**What the exercise asks**
Copy everything in the data below exactly except the pictures.

**Records for this task**
<<<<
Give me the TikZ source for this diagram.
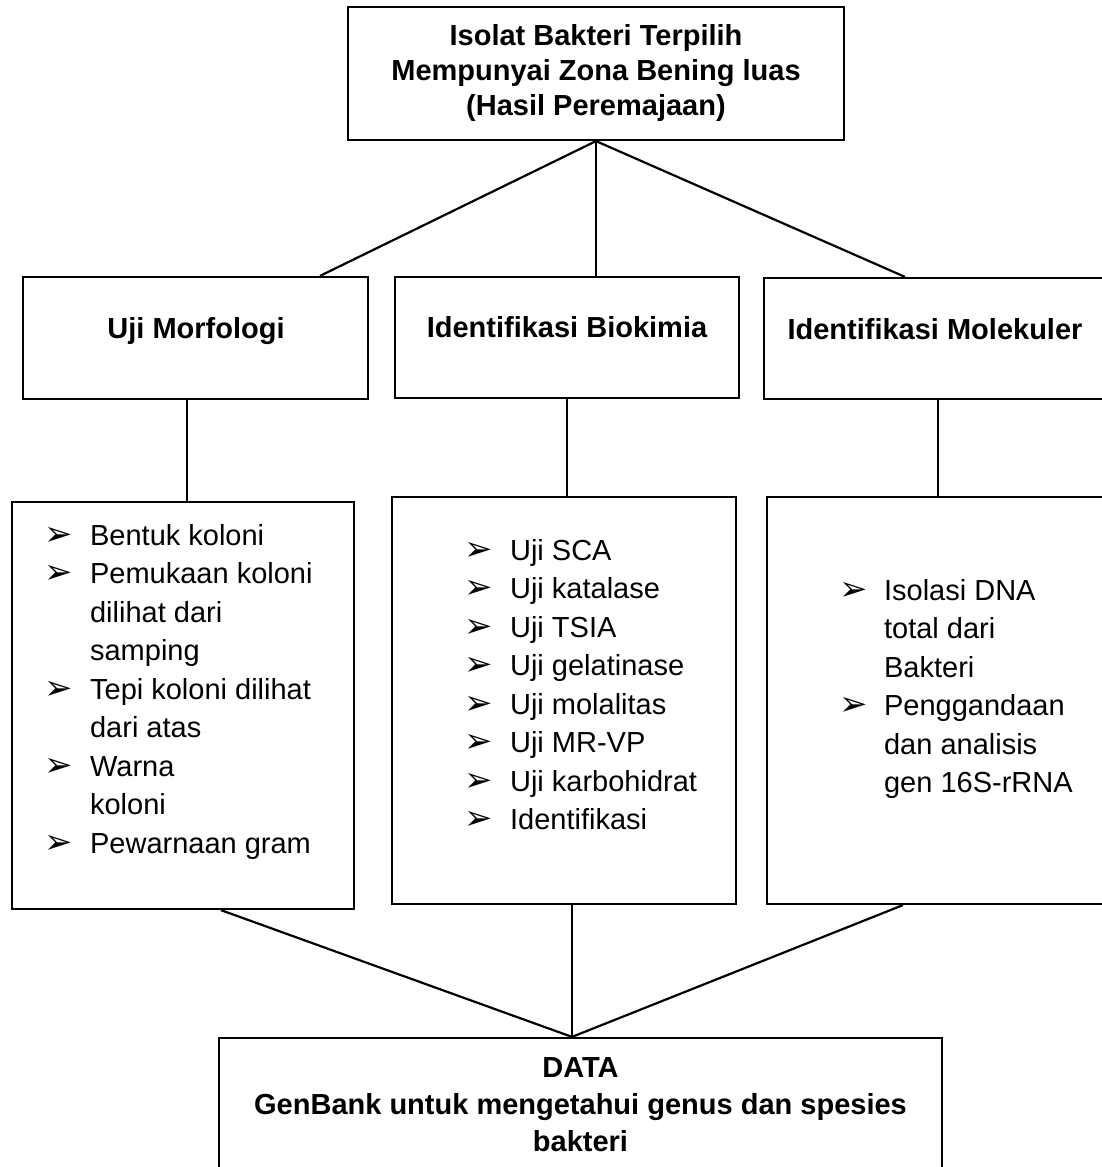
\documentclass[tikz,border=0pt]{standalone}
\usepackage{fontspec}
\setmainfont{Liberation Sans}
\newfontfamily\bulletfont{DejaVu Sans}
\usepackage{tikz}

\newcommand{\arr}{{\bulletfont\fontsize{34}{34}\selectfont\char"27A2}}

\begin{document}
\begin{tikzpicture}[x=1pt, y=-1pt, line width=2.2pt,
    box/.style={draw, rectangle, inner sep=0pt},
    title/.style={font=\fontsize{29}{35}\selectfont\bfseries, align=center, inner sep=0pt},
    items/.style={font=\fontsize{29}{38.5}\selectfont, anchor=base west, inner sep=0pt}]
    % Fix the page size
    \useasboundingbox (0,0) rectangle (1102,1167);

    % Top box
    \node[box, title, minimum width=496pt, minimum height=133pt] (isolat) at (596,73.5)
        {Isolat Bakteri Terpilih\\Mempunyai Zona Bening luas\\(Hasil Peremajaan)};

    % The three tests
    \node[box, minimum width=345pt, minimum height=122pt] (morf) at (195.5,338) {};
    \node[box, minimum width=344pt, minimum height=121pt] (biok) at (567,337.5) {};
    \node[box, minimum width=342pt, minimum height=121pt] (molek) at (935,338.5) {};
    \node[title, anchor=base] (morfT) at (196,338) {Uji Morfologi};
    \node[title, anchor=base] (biokT) at (567,337) {Identifikasi Biokimia};
    \node[title, anchor=base] (molekT) at (935,339) {Identifikasi Molekuler};

    % The lists below them
    \node[box, minimum width=342pt, minimum height=407pt] (morfList) at (183,705.5) {};
    \node[box, minimum width=344pt, minimum height=407pt] (biokList) at (564,700.5) {};
    \node[box, minimum width=342pt, minimum height=407pt] (molekList) at (938,700.5) {};

    \node[items] (morfItems) at (43,545) {\begin{tabular}[t]{@{}p{46pt}@{}l@{}}
        \arr & Bentuk koloni\\
        \arr & Pemukaan koloni\\
             & dilihat dari\\
             & samping\\
        \arr & Tepi koloni dilihat\\
             & dari atas\\
        \arr & Warna\\
             & koloni\\
        \arr & Pewarnaan gram
    \end{tabular}};
    \node[items] (biokItems) at (463,560) {\begin{tabular}[t]{@{}p{46pt}@{}l@{}}
        \arr & Uji SCA\\
        \arr & Uji katalase\\
        \arr & Uji TSIA\\
        \arr & Uji gelatinase\\
        \arr & Uji molalitas\\
        \arr & Uji MR-VP\\
        \arr & Uji karbohidrat\\
        \arr & Identifikasi
    \end{tabular}};
    \node[items] (molekItems) at (838,600) {\begin{tabular}[t]{@{}p{45pt}@{}l@{}}
        \arr & Isolasi DNA\\
             & total dari\\
             & Bakteri\\
        \arr & Penggandaan\\
             & dan analisis\\
             & gen 16S-rRNA
    \end{tabular}};

    % Bottom box
    \node[box, title, font=\fontsize{29}{37}\selectfont\bfseries, minimum width=723pt, minimum height=134pt] (data) at (580.5,1105)
        {DATA\\GenBank untuk mengetahui genus dan spesies\\bakteri};

    % Connect the top box to the three tests
    \draw (isolat.south) -- ([xshift=124.5pt]morf.north);
    \draw (isolat.south) -- (isolat.south |- biok.north);
    \draw (isolat.south) -- ([xshift=-30pt]molek.north);

    % Down to the lists
    \draw ([xshift=4pt]morfList.north) -- ([xshift=4pt]morfList.north |- morf.south);
    \draw (biok.south) -- (biok.south |- biokList.north);
    \draw (molekList.north) -- (molekList.north |- molek.south);

    % Lists to the data box
    \coordinate (meet) at ([xshift=-8.5pt]data.north);
    \draw ([xshift=210pt]morfList.south west) -- (meet);
    \draw ([xshift=8pt]biokList.south) -- (meet);
    \draw ([xshift=137pt]molekList.south west) -- (meet);
\end{tikzpicture}
\end{document}
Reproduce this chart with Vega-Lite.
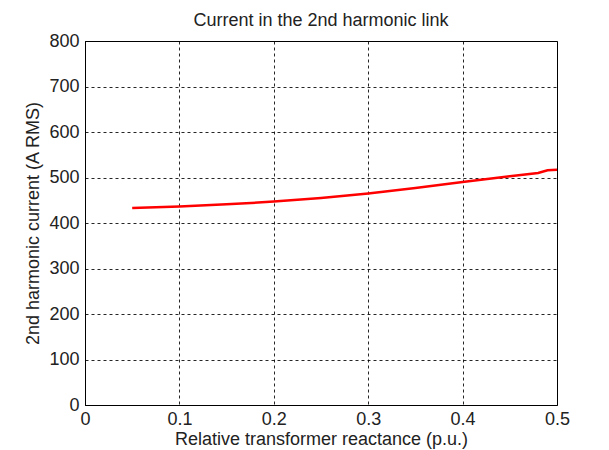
>>>>
**Exercise output**
Give me the TikZ source for this diagram.
\documentclass[tikz,border=0pt]{standalone}
\usepackage{fontspec}
\setmainfont{Liberation Sans}
\newfontfamily\bulletfont{DejaVu Sans}
\usepackage{tikz}

\newcommand{\arr}{{\bulletfont\fontsize{34}{34}\selectfont\char"27A2}}

\begin{document}
\begin{tikzpicture}[x=1pt, y=-1pt, line width=2.2pt,
    box/.style={draw, rectangle, inner sep=0pt},
    title/.style={font=\fontsize{29}{35}\selectfont\bfseries, align=center, inner sep=0pt},
    items/.style={font=\fontsize{29}{38.5}\selectfont, anchor=base west, inner sep=0pt}]
    % Fix the page size
    \useasboundingbox (0,0) rectangle (1102,1167);

    % Top box
    \node[box, title, minimum width=496pt, minimum height=133pt] (isolat) at (596,73.5)
        {Isolat Bakteri Terpilih\\Mempunyai Zona Bening luas\\(Hasil Peremajaan)};

    % The three tests
    \node[box, minimum width=345pt, minimum height=122pt] (morf) at (195.5,338) {};
    \node[box, minimum width=344pt, minimum height=121pt] (biok) at (567,337.5) {};
    \node[box, minimum width=342pt, minimum height=121pt] (molek) at (935,338.5) {};
    \node[title, anchor=base] (morfT) at (196,338) {Uji Morfologi};
    \node[title, anchor=base] (biokT) at (567,337) {Identifikasi Biokimia};
    \node[title, anchor=base] (molekT) at (935,339) {Identifikasi Molekuler};

    % The lists below them
    \node[box, minimum width=342pt, minimum height=407pt] (morfList) at (183,705.5) {};
    \node[box, minimum width=344pt, minimum height=407pt] (biokList) at (564,700.5) {};
    \node[box, minimum width=342pt, minimum height=407pt] (molekList) at (938,700.5) {};

    \node[items] (morfItems) at (43,545) {\begin{tabular}[t]{@{}p{46pt}@{}l@{}}
        \arr & Bentuk koloni\\
        \arr & Pemukaan koloni\\
             & dilihat dari\\
             & samping\\
        \arr & Tepi koloni dilihat\\
             & dari atas\\
        \arr & Warna\\
             & koloni\\
        \arr & Pewarnaan gram
    \end{tabular}};
    \node[items] (biokItems) at (463,560) {\begin{tabular}[t]{@{}p{46pt}@{}l@{}}
        \arr & Uji SCA\\
        \arr & Uji katalase\\
        \arr & Uji TSIA\\
        \arr & Uji gelatinase\\
        \arr & Uji molalitas\\
        \arr & Uji MR-VP\\
        \arr & Uji karbohidrat\\
        \arr & Identifikasi
    \end{tabular}};
    \node[items] (molekItems) at (838,600) {\begin{tabular}[t]{@{}p{45pt}@{}l@{}}
        \arr & Isolasi DNA\\
             & total dari\\
             & Bakteri\\
        \arr & Penggandaan\\
             & dan analisis\\
             & gen 16S-rRNA
    \end{tabular}};

    % Bottom box
    \node[box, title, font=\fontsize{29}{37}\selectfont\bfseries, minimum width=723pt, minimum height=134pt] (data) at (580.5,1105)
        {DATA\\GenBank untuk mengetahui genus dan spesies\\bakteri};

    % Connect the top box to the three tests
    \draw (isolat.south) -- ([xshift=124.5pt]morf.north);
    \draw (isolat.south) -- (isolat.south |- biok.north);
    \draw (isolat.south) -- ([xshift=-30pt]molek.north);

    % Down to the lists
    \draw ([xshift=4pt]morfList.north) -- ([xshift=4pt]morfList.north |- morf.south);
    \draw (biok.south) -- (biok.south |- biokList.north);
    \draw (molekList.north) -- (molekList.north |- molek.south);

    % Lists to the data box
    \coordinate (meet) at ([xshift=-8.5pt]data.north);
    \draw ([xshift=210pt]morfList.south west) -- (meet);
    \draw ([xshift=8pt]biokList.south) -- (meet);
    \draw ([xshift=137pt]molekList.south west) -- (meet);
\end{tikzpicture}
\end{document}
Reproduce this chart with Vega-Lite.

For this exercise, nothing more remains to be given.